- Artist: Martin Dawe
- Completion date: April 5, 2018
- Medium: Bronze, granite
- Subject: Rosa Parks
- Location: Georgia Tech, Atlanta, Georgia, United States

= Continuing the Conversation =

Sculpture by Martin Dawe

Continuing the Conversation is a public sculpture honoring Rosa Parks in Atlanta, Georgia, United States. Located on the main campus of the Georgia Institute of Technology (Georgia Tech), the artwork was created by Martin Dawe and unveiled in 2018.

== History ==
The idea for a monument honoring Rosa Parks at Georgia Tech was first put forward by Atlanta sculptor Martin Dawe. Dawe proposed the idea after noting that Parks died 50 years after her actions sparked the Montgomery bus boycott, with the artwork to be unveiled the day after the 50th anniversary of the assassination of Martin Luther King Jr.
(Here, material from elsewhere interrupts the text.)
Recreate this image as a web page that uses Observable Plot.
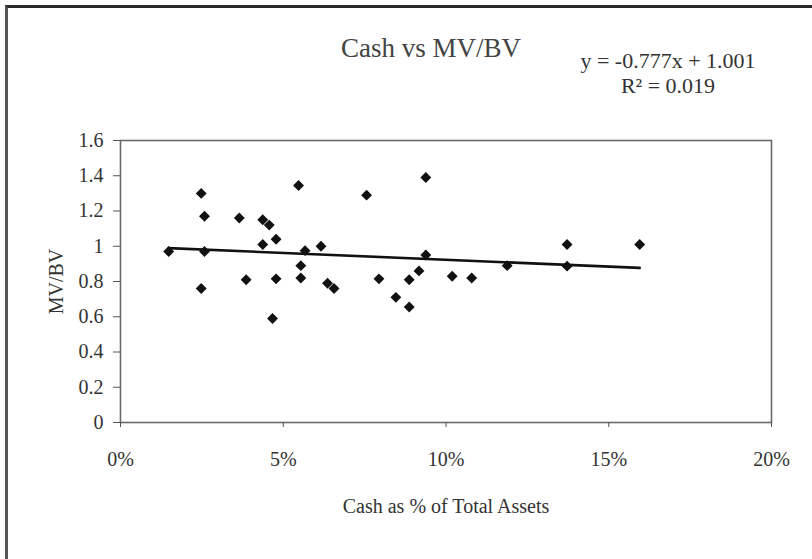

Coincidentally, Dawe had recently completed a public art piece of King, a statue of him at the Georgia State Capitol. Dawe proposed an artwork featuring two sculptures of Parks, with one of her at age 42 (when her actions started the boycott) and the other of her at age 92 (the age at which she died), with an empty seat between the two. The cost of the project was $300,000 and was covered by donations from two Georgia Tech alumni. The sculptures of Parks were bronzed in Utah, and the granite used the artwork came from Elberton, Georgia. The statue was unveiled on April 5, 2018, in a small area of the campus known as Harrison Square, named after former Tech President Edwin Harrison, who had desegregated Tech during his tenure. Attendees at the unveiling included relatives of Harrison, King, and Parks.